Wherever the word "this" turns up in a line of the entries, copy that line.

__Records for the exercise__
-----

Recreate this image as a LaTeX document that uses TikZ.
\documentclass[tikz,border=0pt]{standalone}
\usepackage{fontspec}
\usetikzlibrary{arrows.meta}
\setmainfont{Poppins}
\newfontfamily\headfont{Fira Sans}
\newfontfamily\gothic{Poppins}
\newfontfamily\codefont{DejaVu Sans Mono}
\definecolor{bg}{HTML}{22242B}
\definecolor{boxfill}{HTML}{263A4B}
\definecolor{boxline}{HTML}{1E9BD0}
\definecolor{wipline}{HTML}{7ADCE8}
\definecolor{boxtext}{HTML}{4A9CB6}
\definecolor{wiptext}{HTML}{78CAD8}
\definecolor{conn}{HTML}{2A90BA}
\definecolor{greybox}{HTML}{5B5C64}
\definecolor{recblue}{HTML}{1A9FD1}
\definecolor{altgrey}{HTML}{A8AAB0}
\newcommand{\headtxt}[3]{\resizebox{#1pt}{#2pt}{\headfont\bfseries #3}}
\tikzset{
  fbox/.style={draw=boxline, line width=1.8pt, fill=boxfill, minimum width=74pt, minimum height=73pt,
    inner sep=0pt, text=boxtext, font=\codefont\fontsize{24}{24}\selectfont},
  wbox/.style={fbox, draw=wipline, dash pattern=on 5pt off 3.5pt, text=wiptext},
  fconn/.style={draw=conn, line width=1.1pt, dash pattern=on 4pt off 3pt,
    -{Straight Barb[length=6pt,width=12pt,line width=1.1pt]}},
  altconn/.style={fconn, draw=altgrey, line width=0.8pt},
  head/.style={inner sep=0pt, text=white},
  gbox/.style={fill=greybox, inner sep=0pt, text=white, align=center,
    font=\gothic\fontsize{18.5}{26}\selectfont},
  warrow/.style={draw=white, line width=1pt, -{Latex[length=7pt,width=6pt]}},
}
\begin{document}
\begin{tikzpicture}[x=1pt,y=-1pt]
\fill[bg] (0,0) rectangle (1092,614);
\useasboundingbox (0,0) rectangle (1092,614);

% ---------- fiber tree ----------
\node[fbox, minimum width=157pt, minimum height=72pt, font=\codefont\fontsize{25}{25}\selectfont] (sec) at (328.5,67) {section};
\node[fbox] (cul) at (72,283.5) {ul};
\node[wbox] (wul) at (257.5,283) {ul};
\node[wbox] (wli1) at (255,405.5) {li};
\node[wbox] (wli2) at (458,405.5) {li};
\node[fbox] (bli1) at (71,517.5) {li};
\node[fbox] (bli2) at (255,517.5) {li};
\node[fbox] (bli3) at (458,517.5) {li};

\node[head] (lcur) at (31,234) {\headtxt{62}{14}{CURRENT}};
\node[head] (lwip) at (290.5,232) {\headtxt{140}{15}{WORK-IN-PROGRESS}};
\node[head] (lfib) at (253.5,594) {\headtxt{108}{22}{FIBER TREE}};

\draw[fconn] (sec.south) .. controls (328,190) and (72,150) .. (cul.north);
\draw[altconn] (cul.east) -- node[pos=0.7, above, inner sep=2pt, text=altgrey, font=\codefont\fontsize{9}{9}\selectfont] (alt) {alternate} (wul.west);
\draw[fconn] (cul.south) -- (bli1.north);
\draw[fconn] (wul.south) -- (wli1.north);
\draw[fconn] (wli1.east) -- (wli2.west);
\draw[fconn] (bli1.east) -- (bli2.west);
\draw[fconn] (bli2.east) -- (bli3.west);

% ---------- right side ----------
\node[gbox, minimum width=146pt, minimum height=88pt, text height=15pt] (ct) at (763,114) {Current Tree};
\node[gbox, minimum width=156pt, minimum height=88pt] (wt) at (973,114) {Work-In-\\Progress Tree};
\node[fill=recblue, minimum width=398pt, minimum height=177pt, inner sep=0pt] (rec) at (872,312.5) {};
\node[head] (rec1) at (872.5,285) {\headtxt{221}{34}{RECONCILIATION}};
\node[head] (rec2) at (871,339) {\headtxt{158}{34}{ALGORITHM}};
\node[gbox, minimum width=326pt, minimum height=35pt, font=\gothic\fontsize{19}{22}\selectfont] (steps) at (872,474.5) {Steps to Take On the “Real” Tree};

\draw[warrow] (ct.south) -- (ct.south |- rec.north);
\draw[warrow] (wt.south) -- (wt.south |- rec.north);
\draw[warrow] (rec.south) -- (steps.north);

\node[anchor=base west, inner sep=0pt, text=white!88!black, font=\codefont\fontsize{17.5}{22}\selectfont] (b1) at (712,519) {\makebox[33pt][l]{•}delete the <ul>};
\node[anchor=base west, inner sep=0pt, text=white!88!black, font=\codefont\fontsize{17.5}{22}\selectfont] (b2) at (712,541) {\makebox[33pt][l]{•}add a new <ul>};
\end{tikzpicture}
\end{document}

-----

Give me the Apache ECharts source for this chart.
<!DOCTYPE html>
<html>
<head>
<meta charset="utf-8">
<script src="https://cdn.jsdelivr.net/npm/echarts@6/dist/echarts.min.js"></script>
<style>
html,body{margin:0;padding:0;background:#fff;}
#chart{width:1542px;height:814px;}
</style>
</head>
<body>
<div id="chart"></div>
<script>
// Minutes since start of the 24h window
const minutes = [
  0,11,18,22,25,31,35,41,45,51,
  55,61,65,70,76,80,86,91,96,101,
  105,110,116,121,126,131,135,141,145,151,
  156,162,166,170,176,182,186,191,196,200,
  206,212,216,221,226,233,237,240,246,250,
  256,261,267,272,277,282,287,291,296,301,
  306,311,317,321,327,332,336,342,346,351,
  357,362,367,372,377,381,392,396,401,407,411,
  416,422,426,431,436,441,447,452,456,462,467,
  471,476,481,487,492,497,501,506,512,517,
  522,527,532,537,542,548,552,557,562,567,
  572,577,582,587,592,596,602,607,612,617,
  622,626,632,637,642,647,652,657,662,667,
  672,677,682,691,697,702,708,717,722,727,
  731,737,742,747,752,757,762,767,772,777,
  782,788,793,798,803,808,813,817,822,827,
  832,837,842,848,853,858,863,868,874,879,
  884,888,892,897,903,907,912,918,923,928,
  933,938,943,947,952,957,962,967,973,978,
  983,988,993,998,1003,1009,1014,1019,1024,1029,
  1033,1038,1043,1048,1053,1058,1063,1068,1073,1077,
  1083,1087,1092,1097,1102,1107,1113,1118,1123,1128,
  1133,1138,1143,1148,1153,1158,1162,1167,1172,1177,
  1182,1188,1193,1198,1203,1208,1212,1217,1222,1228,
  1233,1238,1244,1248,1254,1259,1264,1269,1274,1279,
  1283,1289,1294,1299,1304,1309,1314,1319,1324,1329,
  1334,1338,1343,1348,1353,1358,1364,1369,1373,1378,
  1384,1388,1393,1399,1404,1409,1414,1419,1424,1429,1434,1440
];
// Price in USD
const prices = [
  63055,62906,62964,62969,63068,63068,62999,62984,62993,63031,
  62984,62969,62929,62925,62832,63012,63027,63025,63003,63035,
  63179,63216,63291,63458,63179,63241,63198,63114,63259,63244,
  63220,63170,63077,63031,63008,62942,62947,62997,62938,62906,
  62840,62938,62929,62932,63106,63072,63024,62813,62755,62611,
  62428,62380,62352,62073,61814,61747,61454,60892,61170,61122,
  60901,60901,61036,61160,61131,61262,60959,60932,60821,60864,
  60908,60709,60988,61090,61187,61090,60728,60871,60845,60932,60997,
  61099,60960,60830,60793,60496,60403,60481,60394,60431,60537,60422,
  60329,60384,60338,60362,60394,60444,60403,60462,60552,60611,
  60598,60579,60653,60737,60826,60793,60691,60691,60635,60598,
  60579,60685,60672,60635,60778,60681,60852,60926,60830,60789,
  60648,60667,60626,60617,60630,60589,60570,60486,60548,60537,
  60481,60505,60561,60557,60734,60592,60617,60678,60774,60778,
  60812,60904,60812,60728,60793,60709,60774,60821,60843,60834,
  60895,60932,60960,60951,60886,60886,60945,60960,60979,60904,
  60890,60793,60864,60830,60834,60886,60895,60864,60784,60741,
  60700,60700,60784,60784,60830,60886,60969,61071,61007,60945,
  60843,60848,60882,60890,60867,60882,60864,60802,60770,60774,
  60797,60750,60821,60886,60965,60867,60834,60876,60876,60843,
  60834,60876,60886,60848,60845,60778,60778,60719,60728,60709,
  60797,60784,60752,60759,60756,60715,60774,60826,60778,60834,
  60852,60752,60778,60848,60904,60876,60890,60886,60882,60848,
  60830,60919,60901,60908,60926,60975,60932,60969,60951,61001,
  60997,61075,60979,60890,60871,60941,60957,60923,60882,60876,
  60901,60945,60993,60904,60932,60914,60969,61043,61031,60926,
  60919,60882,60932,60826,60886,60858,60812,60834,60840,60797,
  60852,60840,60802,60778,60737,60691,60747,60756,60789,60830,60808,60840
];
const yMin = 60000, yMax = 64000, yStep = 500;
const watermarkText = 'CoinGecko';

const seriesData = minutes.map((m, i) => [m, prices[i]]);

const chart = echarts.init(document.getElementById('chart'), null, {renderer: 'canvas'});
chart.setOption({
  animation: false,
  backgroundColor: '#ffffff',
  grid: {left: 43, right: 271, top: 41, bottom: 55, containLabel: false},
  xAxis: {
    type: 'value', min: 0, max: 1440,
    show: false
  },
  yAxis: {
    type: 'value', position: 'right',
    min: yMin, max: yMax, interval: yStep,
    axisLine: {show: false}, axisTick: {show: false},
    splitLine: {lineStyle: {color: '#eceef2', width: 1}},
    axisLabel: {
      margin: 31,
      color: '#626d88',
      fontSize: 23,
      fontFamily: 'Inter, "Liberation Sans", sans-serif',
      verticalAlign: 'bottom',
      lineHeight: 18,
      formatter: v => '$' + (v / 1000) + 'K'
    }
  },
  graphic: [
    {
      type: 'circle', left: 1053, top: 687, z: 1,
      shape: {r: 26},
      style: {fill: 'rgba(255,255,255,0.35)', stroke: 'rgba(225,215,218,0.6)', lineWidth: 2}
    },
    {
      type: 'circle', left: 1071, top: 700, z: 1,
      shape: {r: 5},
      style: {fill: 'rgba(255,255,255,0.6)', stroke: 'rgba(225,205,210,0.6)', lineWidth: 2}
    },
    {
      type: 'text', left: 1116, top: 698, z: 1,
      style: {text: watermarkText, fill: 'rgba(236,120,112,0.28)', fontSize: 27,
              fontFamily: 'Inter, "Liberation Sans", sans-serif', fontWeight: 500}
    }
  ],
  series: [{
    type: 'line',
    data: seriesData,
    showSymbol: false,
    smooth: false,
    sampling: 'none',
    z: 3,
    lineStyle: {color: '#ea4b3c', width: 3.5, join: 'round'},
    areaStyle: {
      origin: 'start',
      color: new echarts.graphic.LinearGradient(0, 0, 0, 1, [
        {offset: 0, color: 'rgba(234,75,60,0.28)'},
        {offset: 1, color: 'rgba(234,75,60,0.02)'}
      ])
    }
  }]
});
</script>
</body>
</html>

-----

__Response__
Recreate this image as a LaTeX document that uses TikZ.
Give me the Apache ECharts source for this chart.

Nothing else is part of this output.